Semantic Validation¶
parse-font-inventory does not perform semantic validation.
At this stage:
- language normalization is performed
- inference may occur
- warnings may be generated
Semantic validation is deferred to later pipeline stages (e.g. create-catalog), where strict validation rules may apply.
API reference¶
fontshow.cli.parse_inventory ¶
Fontshow parse-inventory CLI command.
This module implements the inventory enrichment stage of the Fontshow
pipeline. It reads a raw inventory produced by dump-fonts, performs
deterministic metadata inference, and produces a normalized inventory
ready for validation and catalog generation.
Responsibilities¶
- Load and validate the structure of a raw Fontshow inventory.
- Perform deterministic inference of scripts and languages.
- Enrich inventory entries with derived metadata.
- Serialize the normalized inventory for downstream processing.
Design principles¶
This stage operates exclusively on JSON inventory data and performs no direct inspection of font binaries.
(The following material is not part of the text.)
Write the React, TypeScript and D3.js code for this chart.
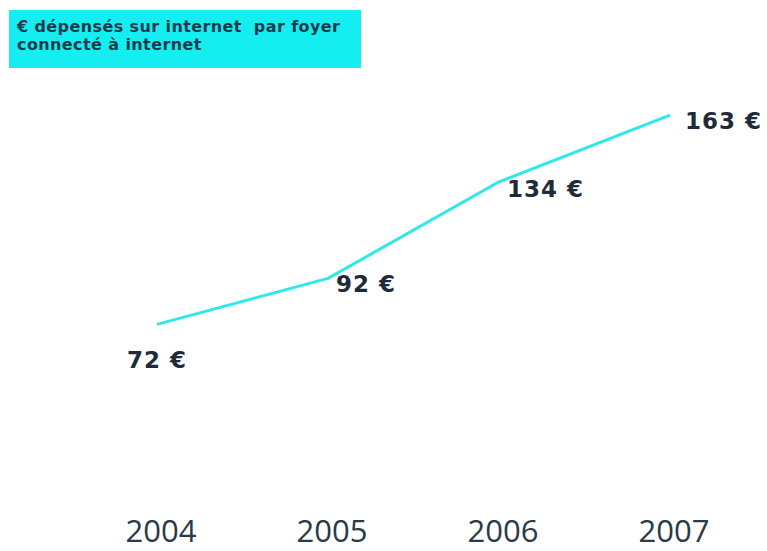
import React from "react";
import * as d3 from "d3";

const years = ["2004", "2005", "2006", "2007"];
const values = [72, 92, 134, 163];
const valueLabels = ["72 €", "92 €", "134 €", "163 €"];
const titleLines = ["€ dépensés sur internet  par foyer", "connecté à internet"];

const W = 767;
const H = 551;
// label offsets relative to each point (layout only)
const labelOffsets: [number, number][] = [
  [-30, 44],
  [8, 14],
  [8, 15],
  [15, 14],
];

export default function App() {
  const x = d3.scalePoint<string>().domain(years).range([157, 670]);
  const y = d3.scaleLinear().domain([0, 200]).range([490, 30]);
  const line = d3
    .line<number>()
    .x((_, i) => x(years[i]) as number)
    .y((d) => y(d));

  return (
    <svg
      width={W}
      height={H}
      style={{ position: "absolute", left: 0, top: 0, background: "#fff" }}
    >
      <rect x={0} y={0} width={W} height={H} fill="#fff" />
      <rect x={9} y={10} width={352} height={58} fill="#14eef0" />
      {titleLines.map((t, i) => (
        <text
          key={i}
          x={17}
          y={32 + i * 18}
          fontFamily="'DejaVu Sans', sans-serif"
          fontWeight="bold"
          fontSize={16}
          letterSpacing={0.4}
          fill="#1d3a4c"
          style={{ whiteSpace: "pre" }}
        >
          {t}
        </text>
      ))}
      <path
        d={line(values) || ""}
        fill="none"
        stroke="#2ee8ea"
        strokeWidth={3}
        strokeLinejoin="round"
      />
      {values.map((v, i) => (
        <text
          key={i}
          x={(x(years[i]) as number) + labelOffsets[i][0]}
          y={y(v) + labelOffsets[i][1]}
          fontFamily="'DejaVu Sans', sans-serif"
          fontWeight="bold"
          fontSize={23}
          letterSpacing={1}
          fill="#1f2b38"
        >
          {valueLabels[i]}
        </text>
      ))}
      {years.map((yr, i) => (
        <text
          key={yr}
          x={(x(yr) as number) + 4}
          y={542}
          textAnchor="middle"
          fontFamily="'Open Sans', sans-serif"
          fontSize={31}
          fill="#2a3a48"
        >
          {yr}
        </text>
      ))}
    </svg>
  );
}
All inference logic must be deterministic so that identical inputs produce identical outputs.
Architectural role¶
This module belongs to the CLI interface layer and implements the inventory enrichment stage of the Fontshow processing pipeline.
build_parser ¶
build_parser(parser: ArgumentParser) -> None
main ¶
main(args) -> int
Public CLI entrypoint (kept stable).
Parameters¶
args : argparse.Namespace Parsed CLI arguments controlling parse-inventory execution.
Returns¶
int Process exit code returned by the CLI workflow.
Notes¶
Thin wrapper around the injectable runner.
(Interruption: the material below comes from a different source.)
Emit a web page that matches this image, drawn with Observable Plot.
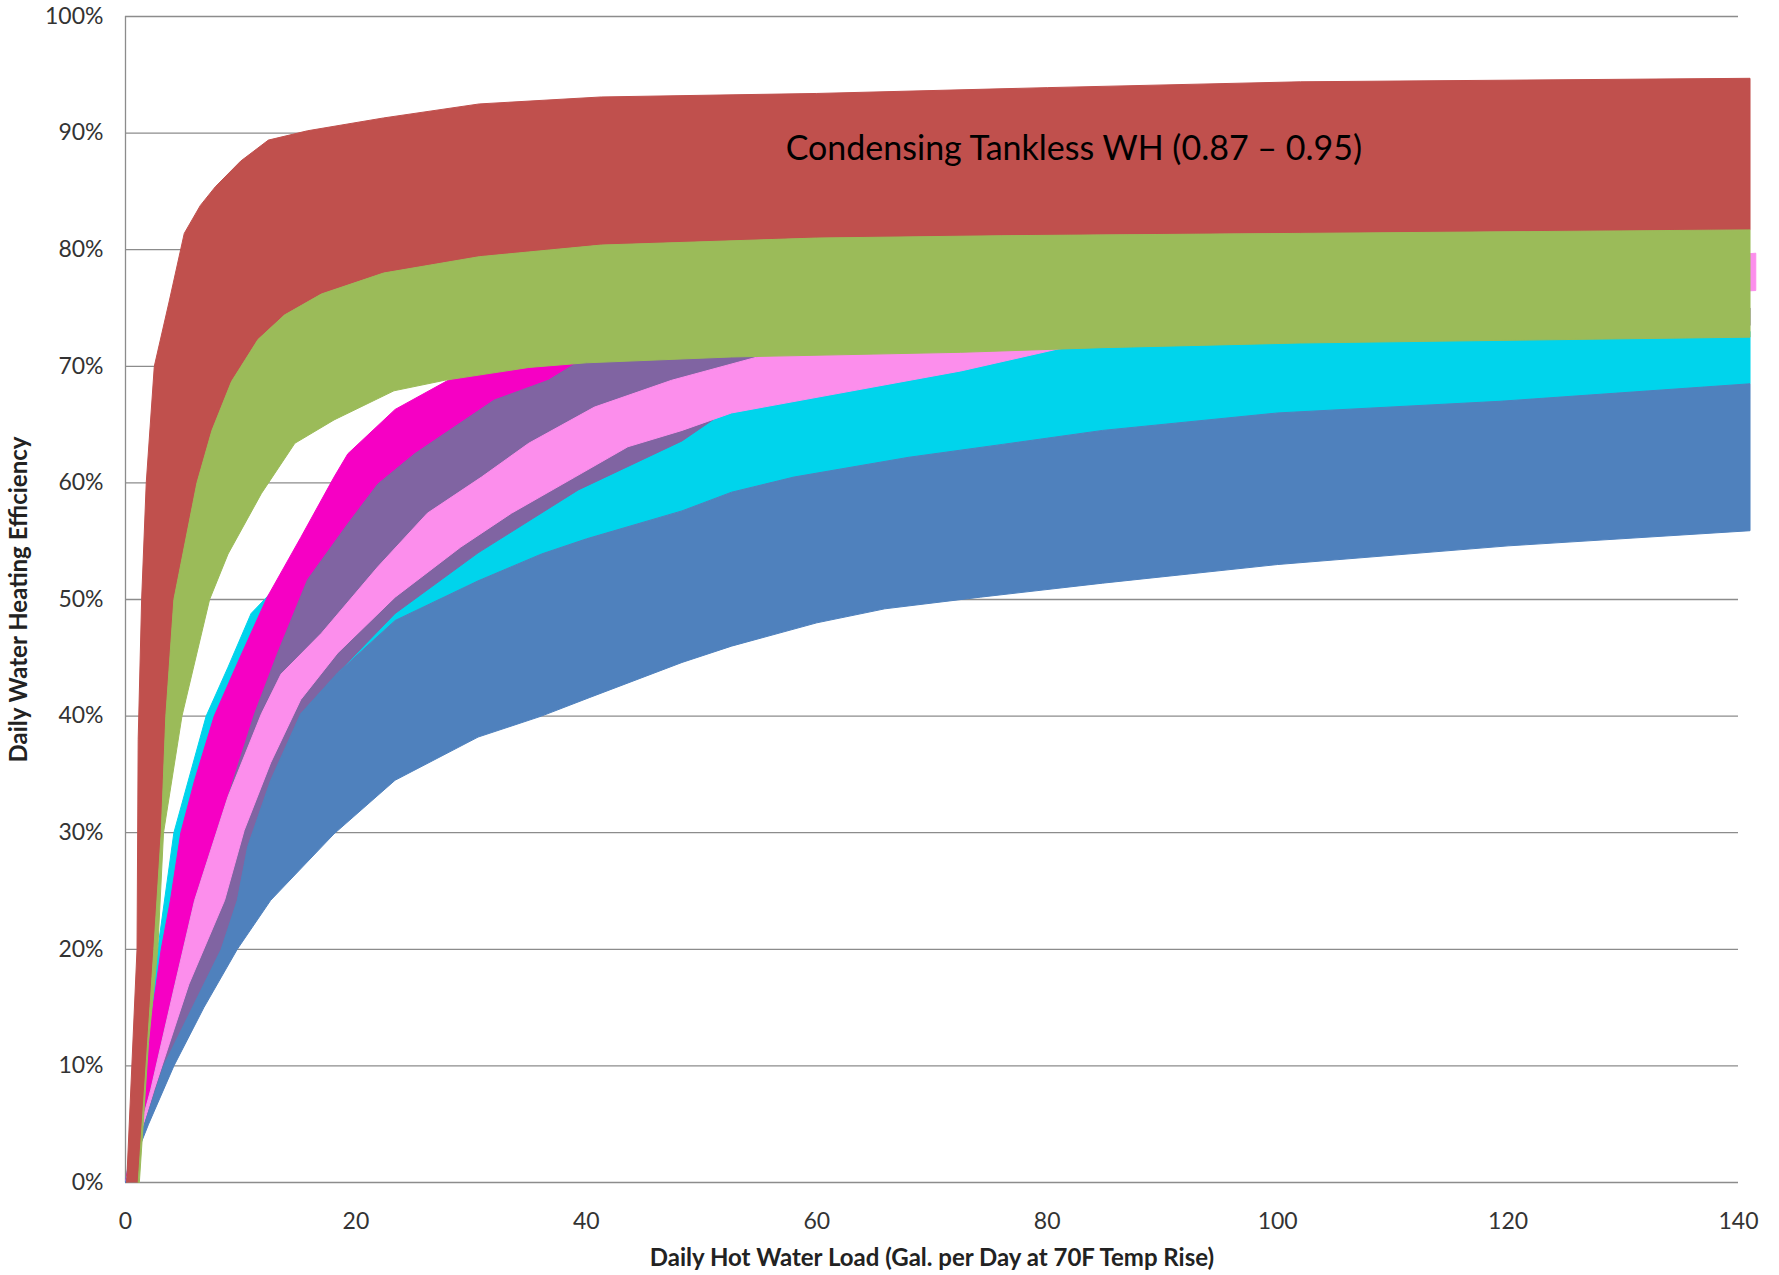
<!DOCTYPE html>
<html>
<head>
<meta charset="utf-8">
<script src="https://cdn.jsdelivr.net/npm/d3@7"></script>
<script src="https://cdn.jsdelivr.net/npm/@observablehq/plot@0.6"></script>
<style>
  body { margin: 0; background: #fff; }
</style>
</head>
<body>
<div id="chart"></div>
<script>
// ---- Axis ticks and titles ----
const xTicks = [0, 20, 40, 60, 80, 100, 120, 140];
const yTicks = [0, 10, 20, 30, 40, 50, 60, 70, 80, 90, 100];
const xTitle = "Daily Hot Water Load (Gal. per Day at 70F Temp Rise)";
const yTitle = "Daily Water Heating Efficiency";

// ---- Annotation ----
const annotationText = ["Condensing Tankless WH (0.87 \u2013 0.95)"];
const annotationX = [57.3];
const annotationY = [88.6];

// ---- Band edges: [daily load (gal/day), efficiency %] ----
const redTop = [[0.1,0],[1.0,20],[1.1,38],[1.4,50],[1.8,60],[2.5,70],[3.8,75.6],[5.1,81.4],[6.5,83.8],[7.8,85.4],[10,87.6],[12.4,89.4],[15.8,90.2],[22.4,91.3],[30.7,92.5],[41.3,93.1],[60,93.4],[80,93.9],[102,94.4],[141,94.7]];
const redBottom = [[1.1,0],[2.46,20],[3.1,30],[3.5,40],[4.2,50],[5.0,54],[6.2,60],[7.5,64.5],[9.2,68.7],[11.5,72.3],[13.8,74.4],[17,76.2],[22.4,78],[30.7,79.4],[41.3,80.4],[60,81],[76,81.2],[102,81.4],[141,81.7]];

const greenTop = [[1.1,0],[2.46,20],[3.1,30],[3.5,40],[4.2,50],[5.0,54],[6.2,60],[7.5,64.5],[9.2,68.7],[11.5,72.3],[13.8,74.4],[17,76.2],[22.4,78],[30.7,79.4],[41.3,80.4],[60,81],[76,81.2],[102,81.4],[141,81.7]];
const greenBottom = [[1.2,0],[2,12],[2.8,20],[3.3,30],[4.9,40],[7.3,50],[8.9,53.9],[11.8,59.1],[14.7,63.4],[18.1,65.4],[23.3,67.9],[27.7,68.8],[35,69.9],[40,70.3],[52.6,70.8],[72.5,71.2],[84.8,71.6],[102,72],[141,72.5]];

const cyanTop = [[0,0],[1.5,10],[2.8,20],[4.2,30],[7,40],[8.9,44.2],[10.9,48.8],[14,52],[18,57],[23,63],[28,68.3],[32,70],[40,71],[52.6,71.3],[72.5,71.7],[84.8,72.1],[102,72.5],[141,73]];
const cyanBottom = [[0,0],[3.3,10],[8.3,20],[9.7,24.2],[10.6,28.8],[12.6,34.5],[15.2,40.2],[18.4,43.7],[23.4,48.2],[30.6,51.6],[36.1,53.9],[40,55.2],[48.3,57.6],[52.6,59.2],[58,60.5],[68,62.2],[76.1,63.3],[84.8,64.5],[100,66],[119.3,67],[141,68.5]];

const magentaTop = [[0,0],[1.5,9],[3.1,20],[3.9,24.2],[4.8,30],[6,34.5],[7.7,40],[9.7,44.5],[12.3,50.2],[15.2,55.3],[18.1,60.5],[19.3,62.5],[23.4,66.3],[28,68.8],[32,70.2],[40,71],[45,71.3]];
const magentaBottom = [[0,0],[2.2,8],[4.3,17],[6,24.2],[8.9,33.1],[11.2,40.2],[13.2,45.4],[15.8,51.7],[19.3,56.5],[21.9,59.9],[25.1,62.5],[32,67.1],[36.7,68.8],[40,70.8],[45,71.1]];

const purpleTop = [[0,0],[2.2,8],[4.3,17],[6,24.2],[8.9,33.1],[11.2,40.2],[13.2,45.4],[15.8,51.7],[19.3,56.5],[21.9,59.9],[25.1,62.5],[32,67.1],[36.7,68.8],[40,70.8],[55,71.5],[81,72.5],[141,75]];
const purpleBottom = [[0,0],[3.3,10],[8.3,20],[9.7,24.2],[10.6,28.8],[12.6,34.5],[15.2,40.2],[18.4,43.7],[23.4,48.8],[30.6,54],[39.3,59.4],[48.3,63.6],[52.6,66.5],[60,68.5],[72.5,70.5],[81,72],[141,73.5]];

const pinkTop = [[0,0],[2.2,8],[4.3,17],[6,24.2],[8.9,33.1],[11.8,40.2],[13.5,43.6],[17,47.1],[21.9,52.8],[26.2,57.4],[30.9,60.5],[35,63.4],[40.7,66.5],[47.4,68.8],[55.6,71],[60,71.7],[80,73.5],[100,76],[120,78],[141.5,79.7]];
const pinkBottom = [[0,0],[2.5,8],[5.5,17],[8.6,24.2],[10.3,30.2],[12.6,36],[15.2,41.4],[18.4,45.4],[23.4,50.2],[29.1,54.5],[33.5,57.4],[39,60.5],[43.6,63.1],[48.3,64.5],[52.6,66],[72.5,69.6],[81,71.5],[100,73.5],[120,75.5],[141.5,76.5]];

const blueTop = [[0,0],[3.3,10],[8.3,20],[9.7,24.2],[10.6,28.8],[12.6,34.5],[15.2,40.2],[18.4,43.7],[23.4,48.2],[30.6,51.6],[36.1,53.9],[40,55.2],[48.3,57.6],[52.6,59.2],[58,60.5],[68,62.2],[76.1,63.3],[84.8,64.5],[100,66],[119.3,67],[141,68.5]];
const blueBottom = [[0,0],[2,5],[4.2,10],[6.8,15],[9.7,20],[12.6,24.2],[18.1,29.9],[23.4,34.5],[30.6,38.2],[36.1,40],[40.3,41.6],[48.3,44.6],[52.6,46],[60,48],[65.9,49.2],[74.2,50.2],[84.8,51.4],[100,53],[120,54.6],[141,55.9]];

// ---- Band colours (drawn back to front) ----
const bandNames  = ["cyan", "magenta", "purple", "pink", "blue", "red", "green"];
const bandColors = ["#00D4EC", "#F600C4", "#8064A2", "#FC8EEC", "#4F81BD", "#C0504D", "#9BBB59"];

const bandEdges = {
  cyan: [cyanTop, cyanBottom],
  magenta: [magentaTop, magentaBottom],
  purple: [purpleTop, purpleBottom],
  pink: [pinkTop, pinkBottom],
  blue: [blueTop, blueBottom],
  red: [redTop, redBottom],
  green: [greenTop, greenBottom]
};

function polygon(top, bottom) {
  return top.concat(bottom.slice().reverse());
}

const bandMarks = bandNames.map((name, i) => {
  const [top, bottom] = bandEdges[name];
  return Plot.line(polygon(top, bottom), {
    x: d => d[0],
    y: d => d[1],
    fill: bandColors[i],
    stroke: bandColors[i],
    strokeWidth: 1,
    curve: "linear"
  });
});

const gridColor = "#8c8c8c";

const plot = Plot.plot({
  width: 1779,
  height: 1275,
  marginLeft: 125,
  marginRight: 41,
  marginTop: 16,
  marginBottom: 93,
  style: { fontFamily: "Lato, 'Open Sans', sans-serif", fontSize: "23px", color: "#333", background: "#fff" },
  x: { domain: [0, 140], ticks: xTicks, tickSize: 0, tickPadding: 30, label: null },
  y: { domain: [0, 100], ticks: yTicks, tickSize: 0, tickPadding: 22, tickFormat: d => d + "%", label: null },
  marks: [
    Plot.ruleY(yTicks, { stroke: gridColor, strokeWidth: 1.3 }),
    Plot.ruleX([0], { stroke: gridColor, strokeWidth: 1.3 }),
    ...bandMarks,
    Plot.text(annotationText, {
      x: (d, i) => annotationX[i],
      y: (d, i) => annotationY[i],
      text: d => d,
      textAnchor: "start",
      fontSize: 34,
      fill: "#000"
    }),
    Plot.text([xTitle], {
      frameAnchor: "bottom",
      text: d => d,
      dy: 83,
      textAnchor: "middle",
      fontSize: 24,
      fontWeight: "bold",
      fill: "#222"
    }),
    Plot.text([yTitle], {
      frameAnchor: "left",
      text: d => d,
      dx: -106,
      rotate: -90,
      textAnchor: "middle",
      fontSize: 24,
      fontWeight: "bold",
      fill: "#222"
    })
  ]
});

document.getElementById("chart").appendChild(plot);
</script>
</body>
</html>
Unexpected TypeError exceptions are converted into exit code 2
after user-facing error reporting and performance tracing.
parse_inventory ¶
parse_inventory(data: dict[str, Any], level: str, *, strict_bcp47: bool = False) -> dict[str, Any]
Parse and enrich a font inventory structure.
Parameters¶
data : dict[str, Any] Raw inventory structure to validate, enrich, and update in place. level : str Inference aggressiveness level forwarded to metadata processing. strict_bcp47 : bool, optional Whether language-tag normalization must reject non-compliant BCP-47 values.
Returns¶
dict[str, Any] Enriched inventory structure with updated metadata and per-font inferred fields.
Raises¶
ValueError Propagated when schema validation or downstream metadata helpers reject the input inventory.
Notes¶
Refactored version: - reduced complexity - separated concerns - behavior unchanged The function validates the input first, then processes charset, inference, language metadata, and specimen generation for each font before updating top-level inventory metadata.
register_cli ¶
register_cli(parser) -> None
run_parse_font_inventory ¶
run_parse_font_inventory(args, *, parse_inventory_fn=parse_inventory, validate_inventory_fn=validate_inventory, read_text_fn=None, write_text_fn=None) -> int
Run the internal parse-font-inventory CLI flow.
Parameters¶
args : argparse.Namespace
Parsed CLI arguments controlling input, output, validation-only
mode, and inference strictness.
parse_inventory_fn : callable, optional
Injectable inventory enrichment function used for testing.
validate_inventory_fn : callable, optional
Injectable validation function used in validate-only mode.
read_text_fn : callable | None, optional
Optional file-reading adapter. Defaults to _default_read_text.
write_text_fn : callable | None, optional
Optional file-writing adapter. Defaults to _default_write_text.
Returns¶
int Process exit code for the parse-inventory workflow.
Raises¶
json.JSONDecodeError
May propagate indirectly from the injected read/parse path if
malformed JSON is not intercepted by the caller.
OSError
May propagate from injected read or write adapters.
ValueError
May propagate from parse_inventory_fn if enrichment or strict
validation rejects the loaded inventory.
Notes¶
Refactored version: - reduced complexity - helpers extracted - behavior unchanged The runner validates platform compatibility and schema integrity before either executing validate-only mode or producing an enriched inventory and writing it to disk.